Alterada, a pequena e anciã sul-coreana aumentava o tom da voz e de novo eu retorquia com outra pergunta na língua que ela não entendia. "Certo, então vou levar melão. Nem quero saber o preço, vou levar, me dá um quilo..." Isso durou uns bons três minutos. Foi quando não consegui mais conter o riso, nem o Julinho. Parei a gravação, me desculpei em português com a enfezada feirante e seguimos em busca de outra pauta.
O que me chamava atenção em especial era o desfile de cores, idiomas e cheiros da multidão universal pelas ruas. À medida em que o Brasil foi avançando, mais torcedores de outros países iam cercando a movimentação da delegação brasileira. Jornalistas brasileiros viravam atração também, o crachá era um carteiraço, a bandeira brasileira na manga do uniforme do Grupo RBS, também.
Dei entrevista e tudo. Entre as pautas inusitadas, houve uma que cobri ao lado do meu amigo David Coimbra. Foi na Ilha de Jeju, a preferida dos casais em lua-de-mel na Coreia do Sul. David, eu e Julinho andamos de submarino! Como inesquecível foi ver os casais chegando no motel em que parte da delegação do Grupo RBS teve que se hospedar por falta de vagas. Eles chegavam a pé, faziam fila no saguão, pegavam no balcão toalhas e sabonete. Os casais subiam conversando uns com os outros até cada um entrar nos seus quartos.
A cobertura toda foi maravilhosa pelo entrosamento do nosso time de jornalistas da empresa. Um dia antes da final contra a Alemanha, estávamos no hotel da Seleção e o Gaúcho da Copa vestia uma camisa canarinho que tinha comprado a 25 reais num camelô em Porto Alegre. Clóvis Acosta Fernandes, este era o nome dele, tinha um carisma incrível. Naquela noite, no Jornal Nacional, apareceu fingindo dormir abraçado à réplica da Copa que carregava sempre consigo. Pois bem, o Gaúcho da Copa aparecia em todo jogo do Brasil na tela do placar eletrônico. Era celebridade.
Um gringo o reconheceu no saguão do hotel neste dia e ofereceu mil dólares pela camiseta que o Clóvis estava vestindo. Sem titubear, tirou a camisa ali mesmo, entregou para o comprador e pediu ao filho que providenciasse outra que estava na mochila para vestir. Nem a Fifa lucra tanto quanto lucrou o Gaúcho da Copa nesta transação. Investimento inicial de R$ 25, retorno de US$ 1 mil. Gênio.
Haveria outras tantas histórias deliciosas para contar da minha primeira Copa, a do Penta.
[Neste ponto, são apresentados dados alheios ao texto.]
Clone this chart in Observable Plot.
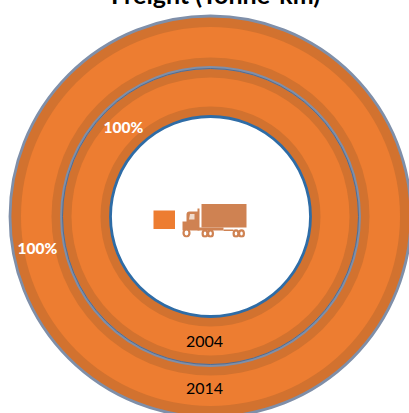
<!DOCTYPE html>
<html>
<head>
<meta charset="utf-8">
<script src="https://cdn.jsdelivr.net/npm/d3@7"></script>
<script src="https://cdn.jsdelivr.net/npm/@observablehq/plot@0.6"></script>
<style>html,body{margin:0;padding:0;background:#fff;overflow:hidden}svg{display:block}</style>
</head>
<body>
<div id="chart"></div>
<script>
const chartTitle = "Freight (Tonne-km)";
const years = ["2004", "2014"];
const shares = ["100%", "100%"];
const ringOuter = [149, 199.500];
const ringInner = [100, 149];

const W = 409, H = 413, cx = 210, cy = 216;
const band = 10;
const DARK = "#d2722f", LIGHT = "#ed7d31";

const truck = "data:image/svg+xml," + encodeURIComponent(`<svg xmlns="http://www.w3.org/2000/svg" viewBox="0 0 66 34">
<g fill="#cf8252">
<rect x="20" y="0" width="45" height="24"/>
<path d="M1 28V18H5V11Q5 8 8 8H16V5H18V27H1Z"/>
<rect x="16" y="24" width="26" height="3"/>
<rect x="42" y="26" width="10" height="1.500"/>
</g>
<path d="M8.500 10.500H13V16H7.500Z" fill="#f1dccd"/>
<g fill="#fff" stroke="#cf8252" stroke-width="2.200">
<ellipse cx="5" cy="29.500" rx="3" ry="3.500"/>
<ellipse cx="23.500" cy="30" rx="2.400" ry="3.200"/>
<ellipse cx="29" cy="30" rx="2.400" ry="3.200"/>
<ellipse cx="54.500" cy="30" rx="2.400" ry="3.200"/>
<ellipse cx="60" cy="30" rx="2.400" ry="3.200"/>
</g></svg>`);

const discs = [
  {r: ringOuter[1] + 1, fill: DARK, stroke: "#7f8fa9", sw: 2.800},
  {r: ringOuter[1] - band, fill: LIGHT},
  {r: ringOuter[0] + band, fill: DARK},
  {r: ringOuter[0], fill: DARK, stroke: "#7f8fa9", sw: 2.800},
  {r: ringOuter[0] - 1, fill: "none", stroke: "#44658f", sw: 0.800},
  {r: ringInner[1] - band, fill: LIGHT},
  {r: ringInner[0] + band, fill: DARK},
  {r: ringInner[0], fill: "#fff", stroke: "#2e6ca6", sw: 2.800}
];

const plot = Plot.plot({
  width: W, height: H,
  margin: 0,
  style: {background: "#fff", overflow: "hidden"},
  x: {domain: [-cx, W - cx], range: [0, W], axis: null},
  y: {domain: [H - cy, -cy], range: [H, 0], axis: null},
  r: {type: "linear", domain: [0, 300], range: [0, 300]},
  marks: [
    Plot.dot(discs, {
      x: () => 0, y: () => 0, r: d => d.r,
      fill: d => d.fill, stroke: d => d.stroke ?? "none", strokeWidth: d => d.sw ?? 0
    }),
    // share labels
    Plot.text(shares, {
      x: [-173, -87], y: [33, -88], text: d => d,
      fill: "#fff", fontWeight: 900, fontSize: 15.500, fontFamily: "Lato"
    }),
    // year labels
    Plot.text(years, {
      x: [-6, -6], y: [125, 172], text: d => d,
      fill: "#000", fontSize: 16, fontFamily: "Lato"
    }),
    // small square + truck icon
    Plot.rect([0], {
      x1: () => -56.5, x2: () => -35, y1: () => -5.500, y2: () => 13, fill: LIGHT
    }),
    Plot.image([0], {
      x: () => 4, y: () => 4, width: 66, height: 34, src: () => truck
    }),
    // title, cut by the top of the picture as in the reference
    Plot.text([chartTitle], {
      x: () => 5, y: () => -212.500, text: d => d,
      fontWeight: 700, fontSize: 25, fontFamily: "Lato",
      fill: "#000", lineAnchor: "bottom"
    })
  ]
});
document.getElementById("chart").append(plot);
</script>
</body>
</html>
Faltou a do Luiz Felipe Scolari num treino aberto ao ser questionado numa orientação tática por Edmílson. Com a voz mais baixa de que foi capaz, o técnico perguntou ao volante/zagueiro: "quer o boné e o apito, Edmílson?"
Enfim, contei algumas boas histórias da minha estreia em Copas do Mundo. Preciso encerrar esta coluna dizendo que, 40 dias depois, fui recebido pela Ita na nossa casa na Duque de Caxias com o mesmo beijo de quando anunciei minha ida e aquele mesmo abraço que sempre me fazia nascer de novo.